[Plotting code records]

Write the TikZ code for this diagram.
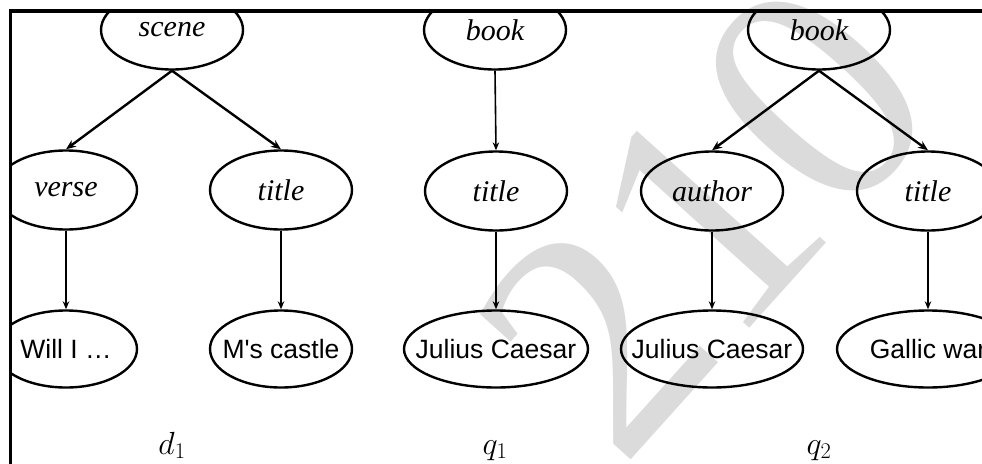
\documentclass[tikz,border=0pt]{standalone}
\usepackage{fix-cm}
\usepackage{fontspec}
\newfontfamily\nodeserif{Liberation Serif}
\newfontfamily\nodesans{Liberation Sans}
\newfontfamily\markserif{Liberation Serif}
\usetikzlibrary{shapes.geometric,arrows.meta}

\newcommand\taglabel{\nodeserif\itshape\fontsize{30}{32}\selectfont}
\newcommand\valuelabel{\nodesans\fontsize{26.5}{30}\selectfont}

\begin{document}
\begin{tikzpicture}[x=1pt,y=-1pt,
  tagnode/.style={ellipse, draw, line width=2.4pt, inner sep=0pt,
    minimum width=142pt, minimum height=79pt, font=\taglabel},
  valuenode/.style={ellipse, draw, line width=2.4pt, inner sep=0pt,
    minimum height=77pt, font=\valuelabel},
  fork/.style={-{Stealth[length=10pt,width=8pt]}, line width=2.4pt},
  drop/.style={-{Stealth[length=8pt,width=6.5pt]}, line width=1.6pt},
  treename/.style={inner sep=0pt, anchor=base, font=\fontsize{32}{32}\selectfont},
]
\useasboundingbox (0,0) rectangle (982,463);
\fill[white] (0,0) rectangle (982,463);

% faint rotated watermark digits
\node[inner sep=0pt, anchor=base west, rotate=48, text=black!14,
      font=\markserif\fontsize{326}{326}\selectfont] (mark) at (621,471) {210};

\begin{scope}
\clip (10.5,11) rectangle (982,463);

% d1
\node[tagnode] (scene) at (172,30) {\makebox[0pt]{scene}};
\node[tagnode] (verse) at (66,190) {\makebox[0pt]{verse}};
\node[tagnode] (dtitle) at (281,190) {\makebox[0pt]{title}};
\node[valuenode, minimum width=142pt] (will) at (66,349) {\makebox[0pt]{Will I \dots}};
\node[valuenode, minimum width=142pt] (castle) at (281,349) {\makebox[0pt]{M's castle}};
\draw[fork] (scene.south) -- (verse.north);
\draw[fork] (scene.south) -- (dtitle.north);
\draw[drop] (verse.south) -- (will.north);
\draw[drop] (dtitle.south) -- (castle.north);

% q1
\node[tagnode] (book1) at (495,30) {\makebox[0pt]{book}};
\node[tagnode] (title1) at (496,191) {\makebox[0pt]{title}};
\node[valuenode, minimum width=184pt] (caesar1) at (496,349) {\makebox[0pt]{Julius Caesar}};
\draw[drop] (book1.south) -- (title1.north);
\draw[drop] (title1.south) -- (caesar1.north);

% q2
\node[tagnode] (book2) at (819,30) {\makebox[0pt]{book}};
\node[tagnode] (author) at (712,191) {\makebox[0pt]{author}};
\node[tagnode] (title2) at (928,191) {\makebox[0pt]{title}};
\node[valuenode, minimum width=182pt] (caesar2) at (712,349) {\makebox[0pt]{Julius Caesar}};
\node[valuenode, minimum width=182pt] (gallic) at (928,349) {\makebox[0pt]{Gallic war}};
\draw[fork] (book2.south) -- (author.north);
\draw[fork] (book2.south) -- (title2.north);
\draw[drop] (author.south) -- (caesar2.north);
\draw[drop] (title2.south) -- (gallic.north);

% tree names
\node[treename] (dname) at (172,454) {$d_1$};
\node[treename] (q1name) at (495,454) {$q_1$};
\node[treename] (q2name) at (819,454) {$q_2$};
\end{scope}

% frame
\draw[line width=3.5pt] (10.5,470) -- (10.5,11) -- (990,11);
\end{tikzpicture}
\end{document}
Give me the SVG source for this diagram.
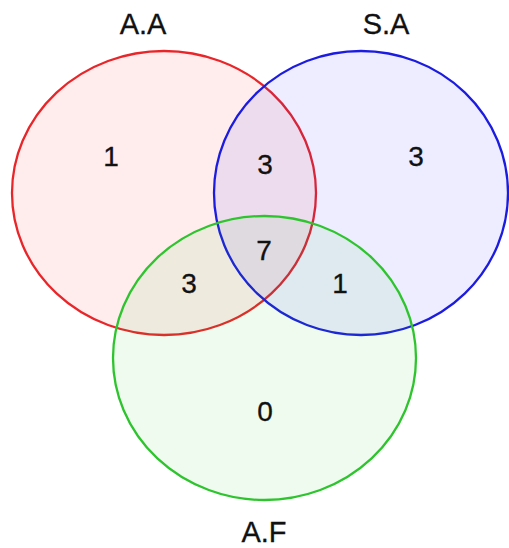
<svg xmlns="http://www.w3.org/2000/svg" width="509" height="548" viewBox="0 0 509 548">
  <style>
    .set { stroke-width: 2.3; }
    .lbl { font-family: "Liberation Sans", Arial, sans-serif; font-size: 29px; fill: #111111; text-anchor: middle; stroke: #111111; stroke-width: 0.3; }
    .num { font-family: "Liberation Sans", Arial, sans-serif; font-size: 28px; fill: #111111; text-anchor: middle; stroke: #111111; stroke-width: 0.3; }
  </style>
  <rect width="509" height="548" fill="#ffffff"/>

  <!-- three-set Venn: translucent fills so overlaps blend -->
  <g id="set-AA">
    <ellipse class="set" cx="164" cy="193" rx="152" ry="142" fill="#ff1a1a" fill-opacity="0.08" stroke="#e8262a"/>
    <text class="lbl" x="143" y="34">A.A</text>
  </g>
  <g id="set-SA">
    <ellipse class="set" cx="361" cy="193" rx="147" ry="142" fill="#1a1aff" fill-opacity="0.08" stroke="#1c1ce0"/>
    <text class="lbl" x="386" y="34">S.A</text>
  </g>
  <g id="set-AF">
    <ellipse class="set" cx="264.5" cy="358" rx="151.5" ry="142" fill="#22cc22" fill-opacity="0.07" stroke="#2ec42e"/>
    <text class="lbl" x="264" y="542">A.F</text>
  </g>

  <!-- region counts -->
  <g id="counts">
    <text class="num" x="111" y="166">1</text>
    <text class="num" x="416" y="166">3</text>
    <text class="num" x="265" y="174">3</text>
    <text class="num" x="264" y="260">7</text>
    <text class="num" x="189" y="293">3</text>
    <text class="num" x="340" y="293">1</text>
    <text class="num" x="265" y="421">0</text>
  </g>
</svg>
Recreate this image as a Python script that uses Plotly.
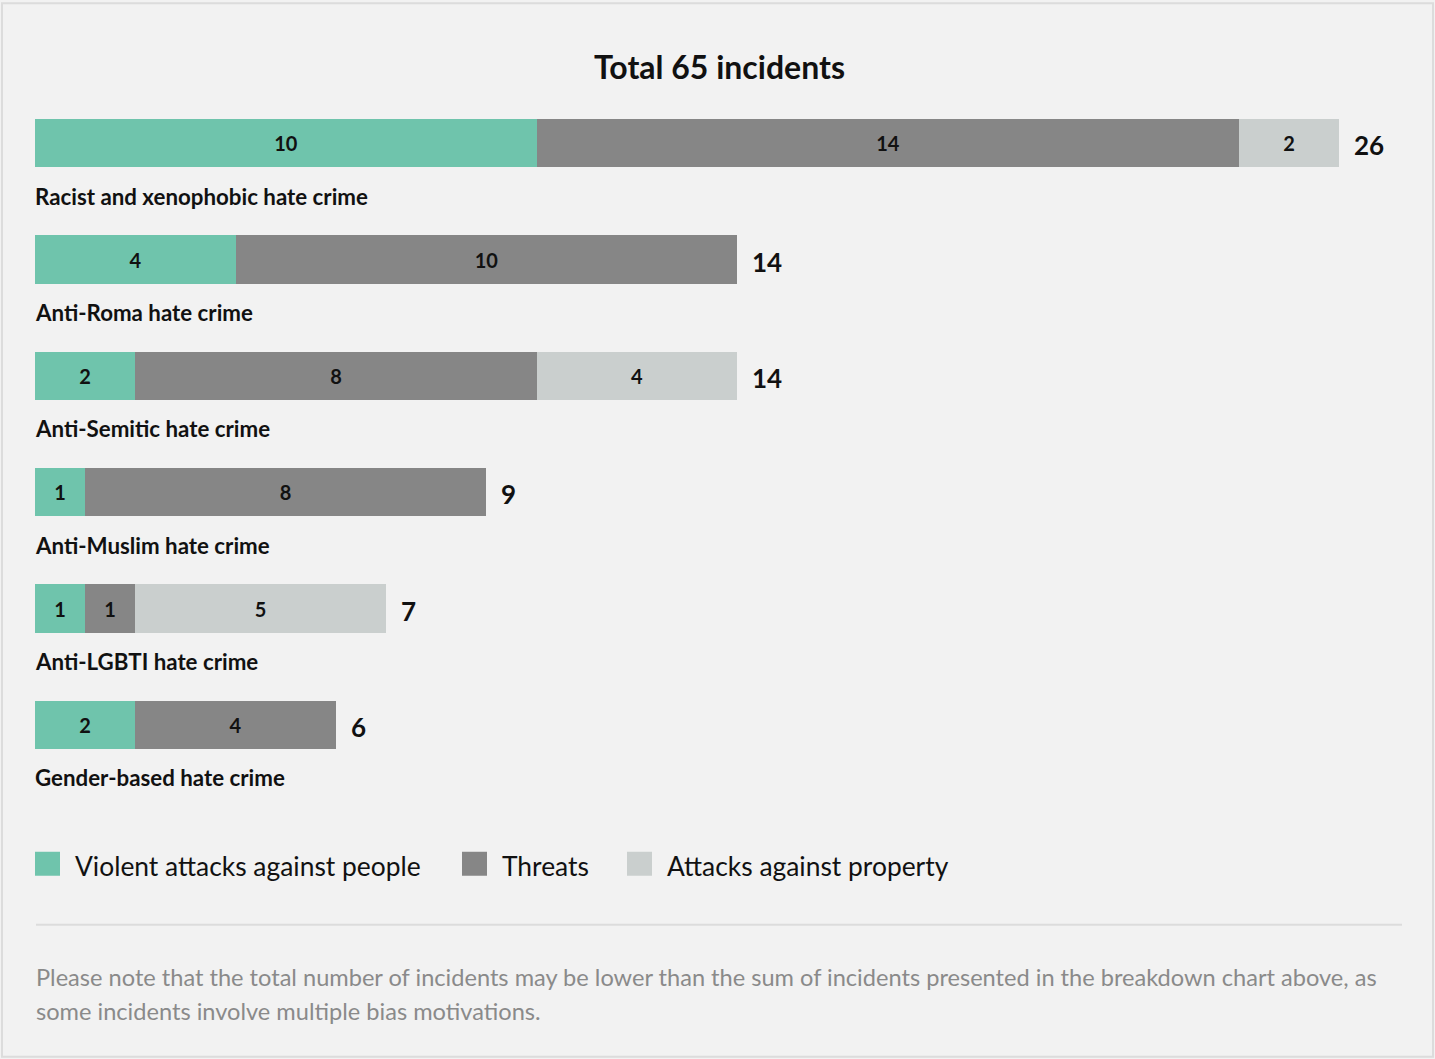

Task to carry out | Leave every image out, and retype the material exactly.

Output for this task |
Write the TikZ code for this diagram.
\documentclass[tikz,border=0pt]{standalone}
\usepackage{fix-cm}
\usepackage{fontspec}
\newfontfamily\nodeserif{Liberation Serif}
\newfontfamily\nodesans{Liberation Sans}
\newfontfamily\markserif{Liberation Serif}
\usetikzlibrary{shapes.geometric,arrows.meta}

\newcommand\taglabel{\nodeserif\itshape\fontsize{30}{32}\selectfont}
\newcommand\valuelabel{\nodesans\fontsize{26.5}{30}\selectfont}

\begin{document}
\begin{tikzpicture}[x=1pt,y=-1pt,
  tagnode/.style={ellipse, draw, line width=2.4pt, inner sep=0pt,
    minimum width=142pt, minimum height=79pt, font=\taglabel},
  valuenode/.style={ellipse, draw, line width=2.4pt, inner sep=0pt,
    minimum height=77pt, font=\valuelabel},
  fork/.style={-{Stealth[length=10pt,width=8pt]}, line width=2.4pt},
  drop/.style={-{Stealth[length=8pt,width=6.5pt]}, line width=1.6pt},
  treename/.style={inner sep=0pt, anchor=base, font=\fontsize{32}{32}\selectfont},
]
\useasboundingbox (0,0) rectangle (982,463);
\fill[white] (0,0) rectangle (982,463);

% faint rotated watermark digits
\node[inner sep=0pt, anchor=base west, rotate=48, text=black!14,
      font=\markserif\fontsize{326}{326}\selectfont] (mark) at (621,471) {210};

\begin{scope}
\clip (10.5,11) rectangle (982,463);

% d1
\node[tagnode] (scene) at (172,30) {\makebox[0pt]{scene}};
\node[tagnode] (verse) at (66,190) {\makebox[0pt]{verse}};
\node[tagnode] (dtitle) at (281,190) {\makebox[0pt]{title}};
\node[valuenode, minimum width=142pt] (will) at (66,349) {\makebox[0pt]{Will I \dots}};
\node[valuenode, minimum width=142pt] (castle) at (281,349) {\makebox[0pt]{M's castle}};
\draw[fork] (scene.south) -- (verse.north);
\draw[fork] (scene.south) -- (dtitle.north);
\draw[drop] (verse.south) -- (will.north);
\draw[drop] (dtitle.south) -- (castle.north);

% q1
\node[tagnode] (book1) at (495,30) {\makebox[0pt]{book}};
\node[tagnode] (title1) at (496,191) {\makebox[0pt]{title}};
\node[valuenode, minimum width=184pt] (caesar1) at (496,349) {\makebox[0pt]{Julius Caesar}};
\draw[drop] (book1.south) -- (title1.north);
\draw[drop] (title1.south) -- (caesar1.north);

% q2
\node[tagnode] (book2) at (819,30) {\makebox[0pt]{book}};
\node[tagnode] (author) at (712,191) {\makebox[0pt]{author}};
\node[tagnode] (title2) at (928,191) {\makebox[0pt]{title}};
\node[valuenode, minimum width=182pt] (caesar2) at (712,349) {\makebox[0pt]{Julius Caesar}};
\node[valuenode, minimum width=182pt] (gallic) at (928,349) {\makebox[0pt]{Gallic war}};
\draw[fork] (book2.south) -- (author.north);
\draw[fork] (book2.south) -- (title2.north);
\draw[drop] (author.south) -- (caesar2.north);
\draw[drop] (title2.south) -- (gallic.north);

% tree names
\node[treename] (dname) at (172,454) {$d_1$};
\node[treename] (q1name) at (495,454) {$q_1$};
\node[treename] (q2name) at (819,454) {$q_2$};
\end{scope}

% frame
\draw[line width=3.5pt] (10.5,470) -- (10.5,11) -- (990,11);
\end{tikzpicture}
\end{document}
Give me the SVG source for this diagram.
<svg xmlns="http://www.w3.org/2000/svg" width="509" height="548" viewBox="0 0 509 548">
  <style>
    .set { stroke-width: 2.3; }
    .lbl { font-family: "Liberation Sans", Arial, sans-serif; font-size: 29px; fill: #111111; text-anchor: middle; stroke: #111111; stroke-width: 0.3; }
    .num { font-family: "Liberation Sans", Arial, sans-serif; font-size: 28px; fill: #111111; text-anchor: middle; stroke: #111111; stroke-width: 0.3; }
  </style>
  <rect width="509" height="548" fill="#ffffff"/>

  <!-- three-set Venn: translucent fills so overlaps blend -->
  <g id="set-AA">
    <ellipse class="set" cx="164" cy="193" rx="152" ry="142" fill="#ff1a1a" fill-opacity="0.08" stroke="#e8262a"/>
    <text class="lbl" x="143" y="34">A.A</text>
  </g>
  <g id="set-SA">
    <ellipse class="set" cx="361" cy="193" rx="147" ry="142" fill="#1a1aff" fill-opacity="0.08" stroke="#1c1ce0"/>
    <text class="lbl" x="386" y="34">S.A</text>
  </g>
  <g id="set-AF">
    <ellipse class="set" cx="264.5" cy="358" rx="151.5" ry="142" fill="#22cc22" fill-opacity="0.07" stroke="#2ec42e"/>
    <text class="lbl" x="264" y="542">A.F</text>
  </g>

  <!-- region counts -->
  <g id="counts">
    <text class="num" x="111" y="166">1</text>
    <text class="num" x="416" y="166">3</text>
    <text class="num" x="265" y="174">3</text>
    <text class="num" x="264" y="260">7</text>
    <text class="num" x="189" y="293">3</text>
    <text class="num" x="340" y="293">1</text>
    <text class="num" x="265" y="421">0</text>
  </g>
</svg>
Recreate this image as a Python script that uses Plotly.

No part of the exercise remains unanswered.